Jordan, like Knicks coach Larry Brown, a former North Carolina player, had plenty of kind words for the old Tar Heel, but left out anything positive to say about the rest of the team.
"They just haven't found the right mix. They're going to find it, but it's difficult," said Jordan, who was at the Garden yesterday to announce the teams for the Jordan All-American Classic, a high school all-star game scheduled for April 22.
The Knicks have one of the NBA's worst records. Still, Jordan thinks Brown will be able to turn things around.
"You can never count them out," Brown said. "Larry is an excellent coach. They have a high standard to hold on to in this city, and they have to try to live up to that."
One player Jordan did praise was Kobe Bryant, whose 81 points two weeks ago against the Raptors were more than Jordan ever scored in a game.
"Eighty-one points, and no one fouled out?" said Jordan, whose NBA career high was a 63-point night in the 1986 playoffs against Boston. "I can't imagine seeing someone on the other team score 81 points and still being out there at the end."
But he is impressed with how Bryant has played.
"He's certainly right up there with the best players in the game," Jordan said.

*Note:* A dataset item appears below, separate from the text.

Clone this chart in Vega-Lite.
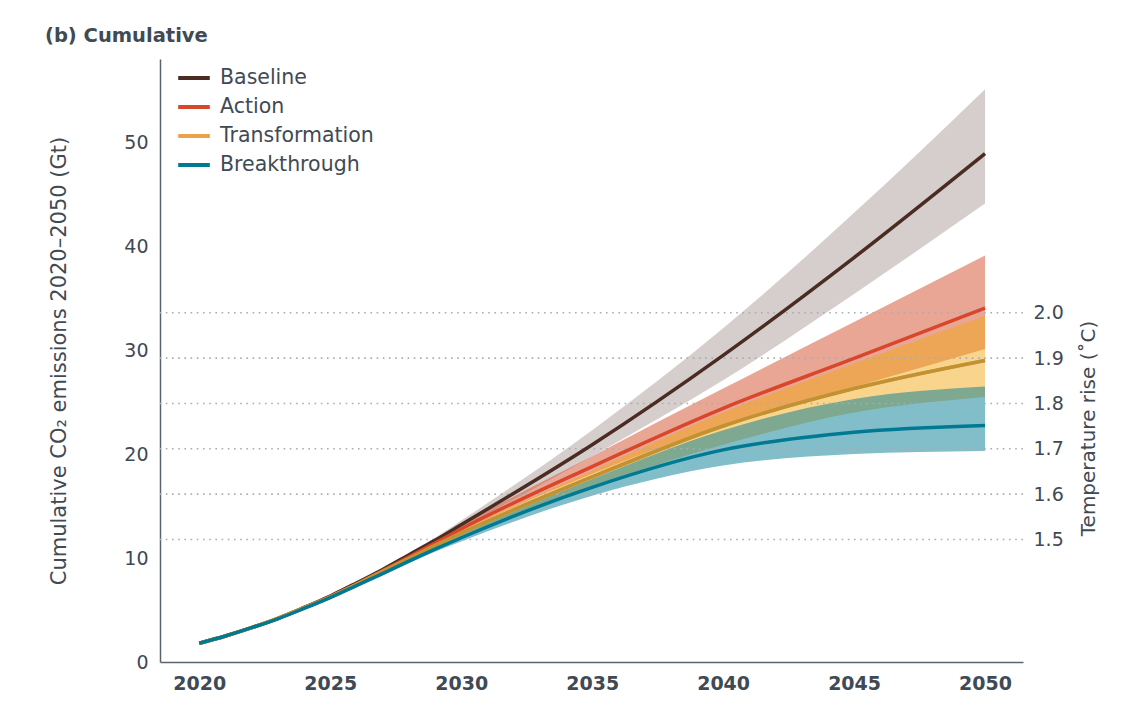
{
  "$schema": "https://vega.github.io/schema/vega-lite/v6.json",
  "width": 863,
  "height": 603,
  "autosize": {"type": "none"},
  "padding": {"left": 160, "top": 59, "right": 117, "bottom": 50},
  "background": "white",
  "title": {
    "text": "(b) Cumulative",
    "anchor": "start",
    "frame": "group",
    "dx": -115,
    "offset": -2,
    "baseline": "alphabetic",
    "fontSize": 19.5,
    "fontWeight": "bold",
    "color": "#3f4a54",
    "font": "DejaVu Sans"
  },
  "config": {
    "font": "DejaVu Sans",
    "view": {"stroke": null},
    "axis": {"labelColor": "#3f4a54", "titleColor": "#3f4a54", "labelFontSize": 19, "titleFontSize": 19, "titleFontWeight": "normal", "ticks": false, "grid": false}
  },
  "datasets": {
    "d": [
      {"scenario": "Baseline", "year": 2020, "mid": 1.8, "lo": 1.8, "hi": 1.8},
      {"scenario": "Baseline", "year": 2021, "mid": 2.5, "lo": 2.5, "hi": 2.5},
      {"scenario": "Baseline", "year": 2022, "mid": 3.3, "lo": 3.3, "hi": 3.3},
      {"scenario": "Baseline", "year": 2023, "mid": 4.2, "lo": 4.2, "hi": 4.2},
      {"scenario": "Baseline", "year": 2024, "mid": 5.25, "lo": 5.2, "hi": 5.3},
      {"scenario": "Baseline", "year": 2025, "mid": 6.35, "lo": 6.3, "hi": 6.4},
      {"scenario": "Baseline", "year": 2026, "mid": 7.6, "lo": 7.5, "hi": 7.7},
      {"scenario": "Baseline", "year": 2027, "mid": 8.9, "lo": 8.75, "hi": 9.05},
      {"scenario": "Baseline", "year": 2028, "mid": 10.3, "lo": 10.1, "hi": 10.5},
      {"scenario": "Baseline", "year": 2029, "mid": 11.7, "lo": 11.45, "hi": 11.95},
      {"scenario": "Baseline", "year": 2030, "mid": 13.2, "lo": 12.85, "hi": 13.6},
      {"scenario": "Baseline", "year": 2035, "mid": 20.9, "lo": 19.8, "hi": 22.3},
      {"scenario": "Baseline", "year": 2040, "mid": 29.5, "lo": 27.1, "hi": 32.1},
      {"scenario": "Baseline", "year": 2045, "mid": 38.9, "lo": 35.4, "hi": 43.2},
      {"scenario": "Baseline", "year": 2050, "mid": 48.9, "lo": 44.1, "hi": 55.1},
      {"scenario": "Action", "year": 2020, "mid": 1.8, "lo": 1.8, "hi": 1.8},
      {"scenario": "Action", "year": 2021, "mid": 2.5, "lo": 2.5, "hi": 2.5},
      {"scenario": "Action", "year": 2022, "mid": 3.3, "lo": 3.3, "hi": 3.3},
      {"scenario": "Action", "year": 2023, "mid": 4.2, "lo": 4.2, "hi": 4.2},
      {"scenario": "Action", "year": 2024, "mid": 5.2, "lo": 5.2, "hi": 5.25},
      {"scenario": "Action", "year": 2025, "mid": 6.3, "lo": 6.25, "hi": 6.35},
      {"scenario": "Action", "year": 2026, "mid": 7.5, "lo": 7.45, "hi": 7.6},
      {"scenario": "Action", "year": 2027, "mid": 8.8, "lo": 8.7, "hi": 8.9},
      {"scenario": "Action", "year": 2028, "mid": 10.1, "lo": 10.0, "hi": 10.25},
      {"scenario": "Action", "year": 2029, "mid": 11.45, "lo": 11.3, "hi": 11.65},
      {"scenario": "Action", "year": 2030, "mid": 12.8, "lo": 12.55, "hi": 13.15},
      {"scenario": "Action", "year": 2035, "mid": 18.8, "lo": 18.1, "hi": 19.8},
      {"scenario": "Action", "year": 2040, "mid": 24.4, "lo": 22.8, "hi": 26.3},
      {"scenario": "Action", "year": 2045, "mid": 29.2, "lo": 26.45, "hi": 32.7},
      {"scenario": "Action", "year": 2050, "mid": 34.05, "lo": 30.1, "hi": 39.1},
      {"scenario": "Transformation", "year": 2020, "mid": 1.8, "lo": 1.8, "hi": 1.8},
      {"scenario": "Transformation", "year": 2021, "mid": 2.5, "lo": 2.5, "hi": 2.5},
      {"scenario": "Transformation", "year": 2022, "mid": 3.3, "lo": 3.3, "hi": 3.3},
      {"scenario": "Transformation", "year": 2023, "mid": 4.2, "lo": 4.2, "hi": 4.2},
      {"scenario": "Transformation", "year": 2024, "mid": 5.2, "lo": 5.2, "hi": 5.2},
      {"scenario": "Transformation", "year": 2025, "mid": 6.25, "lo": 6.2, "hi": 6.3},
      {"scenario": "Transformation", "year": 2026, "mid": 7.45, "lo": 7.4, "hi": 7.5},
      {"scenario": "Transformation", "year": 2027, "mid": 8.7, "lo": 8.6, "hi": 8.75},
      {"scenario": "Transformation", "year": 2028, "mid": 9.95, "lo": 9.85, "hi": 10.05},
      {"scenario": "Transformation", "year": 2029, "mid": 11.2, "lo": 11.05, "hi": 11.3},
      {"scenario": "Transformation", "year": 2030, "mid": 12.4, "lo": 12.15, "hi": 12.6},
      {"scenario": "Transformation", "year": 2035, "mid": 17.8, "lo": 16.9, "hi": 18.4},
      {"scenario": "Transformation", "year": 2040, "mid": 22.7, "lo": 20.9, "hi": 24.0},
      {"scenario": "Transformation", "year": 2045, "mid": 26.3, "lo": 24.0, "hi": 28.7},
      {"scenario": "Transformation", "year": 2050, "mid": 29.0, "lo": 25.5, "hi": 33.3},
      {"scenario": "Breakthrough", "year": 2020, "mid": 1.8, "lo": 1.8, "hi": 1.8},
      {"scenario": "Breakthrough", "year": 2021, "mid": 2.5, "lo": 2.5, "hi": 2.5},
      {"scenario": "Breakthrough", "year": 2022, "mid": 3.3, "lo": 3.3, "hi": 3.3},
      {"scenario": "Breakthrough", "year": 2023, "mid": 4.15, "lo": 4.15, "hi": 4.15},
      {"scenario": "Breakthrough", "year": 2024, "mid": 5.15, "lo": 5.1, "hi": 5.2},
      {"scenario": "Breakthrough", "year": 2025, "mid": 6.2, "lo": 6.1, "hi": 6.25},
      {"scenario": "Breakthrough", "year": 2026, "mid": 7.35, "lo": 7.25, "hi": 7.45},
      {"scenario": "Breakthrough", "year": 2027, "mid": 8.5, "lo": 8.35, "hi": 8.6},
      {"scenario": "Breakthrough", "year": 2028, "mid": 9.7, "lo": 9.5, "hi": 9.85},
      {"scenario": "Breakthrough", "year": 2029, "mid": 10.85, "lo": 10.6, "hi": 11.05},
      {"scenario": "Breakthrough", "year": 2030, "mid": 11.95, "lo": 11.6, "hi": 12.25},
      {"scenario": "Breakthrough", "year": 2035, "mid": 16.8, "lo": 16.0, "hi": 17.6},
      {"scenario": "Breakthrough", "year": 2040, "mid": 20.4, "lo": 18.9, "hi": 22.3},
      {"scenario": "Breakthrough", "year": 2045, "mid": 22.1, "lo": 20.0, "hi": 25.3},
      {"scenario": "Breakthrough", "year": 2050, "mid": 22.75, "lo": 20.3, "hi": 26.5}
    ],
    "grid": [{"t": 1.5}, {"t": 1.6}, {"t": 1.7}, {"t": 1.8}, {"t": 1.9}, {"t": 2.0}]
  },
  "layer": [
    {
      "data": {"name": "d"},
      "encoding": {
        "x": {"field": "year", "type": "quantitative", "scale": {"domain": [2018.5, 2051.45], "nice": false, "zero": false},
              "axis": {"values": [2020, 2025, 2030, 2035, 2040, 2045, 2050], "format": "d", "title": null, "labelFontWeight": "bold", "labelPadding": 12, "domainColor": "#5b646c", "domainWidth": 1.5}},
        "y": {"field": "lo", "type": "quantitative", "scale": {"domain": [0, 58], "nice": false, "zero": false},
              "axis": {"orient": "left", "values": [0, 10, 20, 30, 40, 50], "labelPadding": 12, "domainColor": "#5b646c", "domainWidth": 1.5,
                       "title": "Cumulative CO₂ emissions 2020–2050 (Gt)", "titleFontSize": 21, "titleX": -101, "titleY": 301.5, "titleAngle": 270, "titleAlign": "center", "titleBaseline": "middle"}},
        "y2": {"field": "hi"}
      },
      "layer": [
        {"transform": [{"filter": "datum.scenario === 'Baseline'"}], "mark": {"type": "area", "interpolate": "monotone", "fill": "#4e2d24", "fillOpacity": 0.23, "stroke": null}},
        {"transform": [{"filter": "datum.scenario === 'Action'"}], "mark": {"type": "area", "interpolate": "monotone", "fill": "#d44d2b", "fillOpacity": 0.5, "stroke": null}},
        {"transform": [{"filter": "datum.scenario === 'Transformation'"}], "mark": {"type": "area", "interpolate": "monotone", "fill": "#f1a714", "fillOpacity": 0.49, "stroke": null}},
        {"transform": [{"filter": "datum.scenario === 'Breakthrough'"}], "mark": {"type": "area", "interpolate": "monotone", "fill": "#007a93", "fillOpacity": 0.49, "stroke": null}}
      ]
    },
    {
      "data": {"name": "grid"},
      "mark": {"type": "rule", "stroke": "#a7adb3", "strokeWidth": 1.6, "strokeDash": [1.6, 4.6]},
      "encoding": {
        "y": {"field": "t", "type": "quantitative", "scale": {"domain": [1.2296, 2.5599], "nice": false, "zero": false},
              "axis": {"orient": "right", "values": [1.5, 1.6, 1.7, 1.8, 1.9, 2.0], "format": ".1f", "domain": false, "labelPadding": 10,
                       "title": "Temperature rise (˚C)", "titleFontSize": 20, "titleX": 65, "titleY": 369, "titleAngle": 270, "titleAlign": "center", "titleBaseline": "middle"}}
      }
    },
    {
      "data": {"name": "d"},
      "encoding": {
        "x": {"field": "year", "type": "quantitative", "scale": {"domain": [2018.5, 2051.45], "nice": false, "zero": false},
              "axis": {"values": [2020, 2025, 2030, 2035, 2040, 2045, 2050], "format": "d", "title": null, "labelFontWeight": "bold", "labelPadding": 12, "domainColor": "#5b646c", "domainWidth": 1.5}},
        "y": {"field": "mid", "type": "quantitative", "scale": {"domain": [0, 58], "nice": false, "zero": false}, "axis": null}
      },
      "layer": [
        {
          "transform": [{"filter": "datum.scenario !== 'Breakthrough'"}],
          "mark": {"type": "line", "interpolate": "monotone", "strokeWidth": 3.5},
          "encoding": {
            "stroke": {"field": "scenario", "type": "nominal",
                       "scale": {"domain": ["Baseline", "Action", "Transformation", "Breakthrough"], "range": ["#4b2c22", "#d8472a", "#eca24b", "#007a92"]},
                       "legend": {"title": null, "orient": "none", "legendX": 16, "legendY": 1, "symbolType": "stroke", "symbolSize": 1000, "symbolStrokeWidth": 4, "labelFontSize": 20.5, "labelColor": "#3f4a54", "labelOffset": 8, "rowPadding": -4.5, "padding": 0}}
          }
        },
        {
          "transform": [{"filter": "datum.scenario === 'Transformation'"}],
          "mark": {"type": "line", "interpolate": "monotone", "strokeWidth": 3.5, "stroke": "#c09233"}
        },
        {
          "transform": [{"filter": "datum.scenario === 'Breakthrough'"}],
          "mark": {"type": "line", "interpolate": "monotone", "strokeWidth": 3.5},
          "encoding": {
            "stroke": {"field": "scenario", "type": "nominal",
                       "scale": {"domain": ["Baseline", "Action", "Transformation", "Breakthrough"], "range": ["#4b2c22", "#d8472a", "#eca24b", "#007a92"]}}
          }
        }
      ]
    }
  ],
  "resolve": {"scale": {"y": "independent"}}
}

Jordan used this press conference a year ago for the NBA to institute an age-minimum. Yesterday he said he was pleased that the league had done so, but he noted that the NBA hadn't gone far enough.
"I think it should have been 20 instead of 19," Jordan said. "I firmly believe college prepares you for a lot of things. There's no way an 18-year-old kid can deal with the business things that you have to deal with.
"There are some exceptions, but for every LeBron [James] and Carmelo [Anthony], there are four or five others who miss the boat."